RECORDS PROVIDED:

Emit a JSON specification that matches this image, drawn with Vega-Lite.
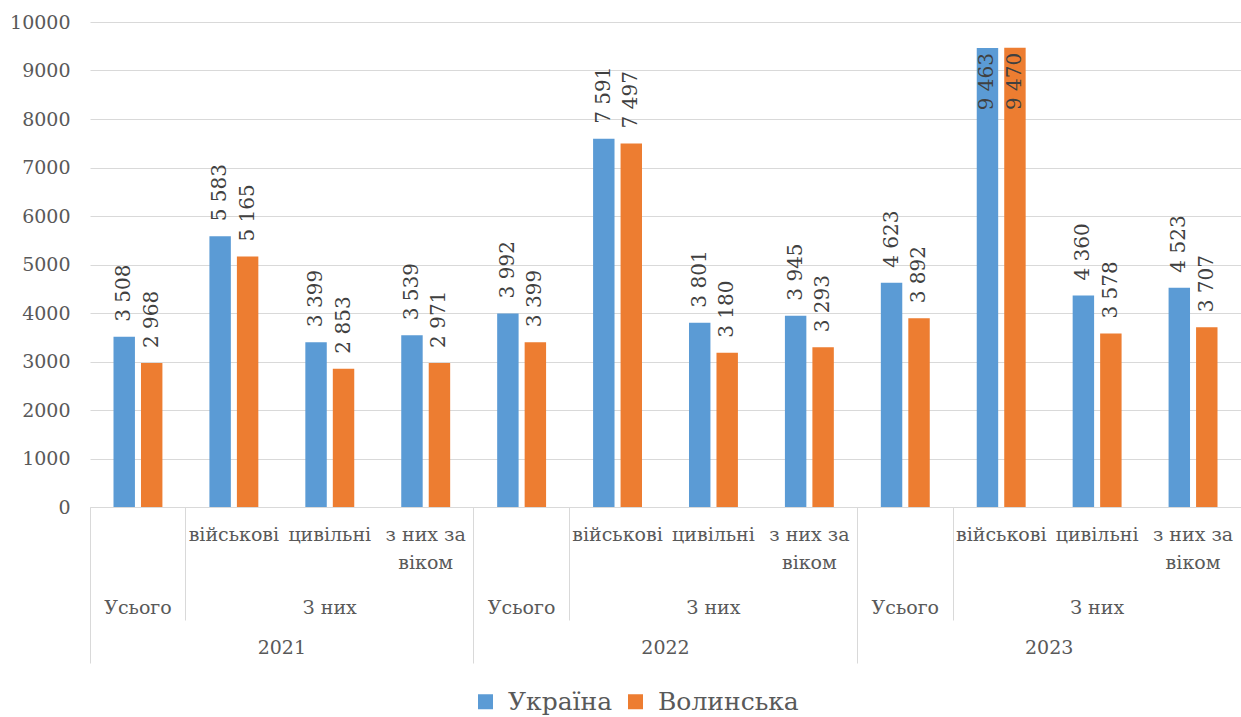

==

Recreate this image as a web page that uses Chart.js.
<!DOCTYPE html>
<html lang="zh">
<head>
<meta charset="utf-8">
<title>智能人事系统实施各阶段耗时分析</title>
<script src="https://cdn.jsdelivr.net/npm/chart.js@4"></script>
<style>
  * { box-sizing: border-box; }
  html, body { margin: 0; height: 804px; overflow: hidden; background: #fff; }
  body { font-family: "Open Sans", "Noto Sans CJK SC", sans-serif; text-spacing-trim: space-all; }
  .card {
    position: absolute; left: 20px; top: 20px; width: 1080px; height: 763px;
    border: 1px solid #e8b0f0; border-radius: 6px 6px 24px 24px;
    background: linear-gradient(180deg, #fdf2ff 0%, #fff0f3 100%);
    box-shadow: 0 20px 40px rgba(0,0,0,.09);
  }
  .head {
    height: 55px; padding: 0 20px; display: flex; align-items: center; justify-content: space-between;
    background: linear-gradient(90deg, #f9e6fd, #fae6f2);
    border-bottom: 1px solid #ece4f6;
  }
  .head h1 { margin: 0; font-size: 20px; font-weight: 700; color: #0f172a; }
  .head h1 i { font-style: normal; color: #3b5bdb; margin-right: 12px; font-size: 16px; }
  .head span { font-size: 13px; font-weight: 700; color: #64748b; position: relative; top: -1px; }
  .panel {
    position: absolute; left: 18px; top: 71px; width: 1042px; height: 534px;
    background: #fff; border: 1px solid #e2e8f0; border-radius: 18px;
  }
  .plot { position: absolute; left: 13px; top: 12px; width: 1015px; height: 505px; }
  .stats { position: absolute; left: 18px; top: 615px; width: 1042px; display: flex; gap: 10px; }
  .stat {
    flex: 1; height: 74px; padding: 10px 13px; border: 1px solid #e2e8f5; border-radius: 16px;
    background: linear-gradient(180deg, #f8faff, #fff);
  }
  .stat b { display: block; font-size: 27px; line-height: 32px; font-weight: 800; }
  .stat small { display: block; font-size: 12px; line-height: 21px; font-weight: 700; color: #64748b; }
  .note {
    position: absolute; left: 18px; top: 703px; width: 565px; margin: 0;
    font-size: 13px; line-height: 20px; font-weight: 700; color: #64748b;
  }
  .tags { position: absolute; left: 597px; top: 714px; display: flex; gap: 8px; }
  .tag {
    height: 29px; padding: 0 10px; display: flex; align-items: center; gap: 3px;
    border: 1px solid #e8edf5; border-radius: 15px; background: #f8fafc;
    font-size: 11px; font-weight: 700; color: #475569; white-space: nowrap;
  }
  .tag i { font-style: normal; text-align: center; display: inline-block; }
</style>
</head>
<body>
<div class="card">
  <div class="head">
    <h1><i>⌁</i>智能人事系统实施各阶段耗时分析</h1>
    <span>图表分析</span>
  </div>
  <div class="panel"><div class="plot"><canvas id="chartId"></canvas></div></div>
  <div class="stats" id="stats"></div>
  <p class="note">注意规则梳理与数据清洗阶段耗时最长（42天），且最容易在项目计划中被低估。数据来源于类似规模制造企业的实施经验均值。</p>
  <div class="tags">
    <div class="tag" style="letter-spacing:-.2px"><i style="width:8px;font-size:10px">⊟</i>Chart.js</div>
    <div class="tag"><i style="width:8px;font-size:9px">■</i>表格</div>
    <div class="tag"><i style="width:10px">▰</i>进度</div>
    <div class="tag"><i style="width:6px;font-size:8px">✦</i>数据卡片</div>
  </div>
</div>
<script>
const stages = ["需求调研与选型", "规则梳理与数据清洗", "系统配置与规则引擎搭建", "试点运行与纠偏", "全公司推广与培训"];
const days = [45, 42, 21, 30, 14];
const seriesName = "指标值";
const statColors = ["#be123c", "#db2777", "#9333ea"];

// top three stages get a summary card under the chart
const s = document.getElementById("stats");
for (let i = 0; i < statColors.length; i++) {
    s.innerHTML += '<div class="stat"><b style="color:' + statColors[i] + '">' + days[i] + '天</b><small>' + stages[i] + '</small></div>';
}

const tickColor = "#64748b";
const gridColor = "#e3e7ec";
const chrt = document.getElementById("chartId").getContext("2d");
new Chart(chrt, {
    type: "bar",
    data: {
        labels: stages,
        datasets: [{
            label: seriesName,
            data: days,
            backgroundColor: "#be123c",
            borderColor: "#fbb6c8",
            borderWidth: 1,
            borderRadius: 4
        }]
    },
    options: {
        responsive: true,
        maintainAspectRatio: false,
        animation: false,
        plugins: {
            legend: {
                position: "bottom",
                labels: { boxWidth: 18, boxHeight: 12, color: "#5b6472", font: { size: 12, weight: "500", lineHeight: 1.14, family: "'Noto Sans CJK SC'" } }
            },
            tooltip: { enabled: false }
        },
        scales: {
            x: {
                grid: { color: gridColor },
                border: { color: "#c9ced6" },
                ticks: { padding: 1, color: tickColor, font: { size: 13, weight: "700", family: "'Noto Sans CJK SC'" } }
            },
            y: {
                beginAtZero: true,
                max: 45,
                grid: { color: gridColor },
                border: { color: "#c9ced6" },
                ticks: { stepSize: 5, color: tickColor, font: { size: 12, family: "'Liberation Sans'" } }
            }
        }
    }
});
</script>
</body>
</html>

PROBLEM TO SOLVE:
Give only the number of lines in the entries above that contain the string "image".

FINISHED TASK:
2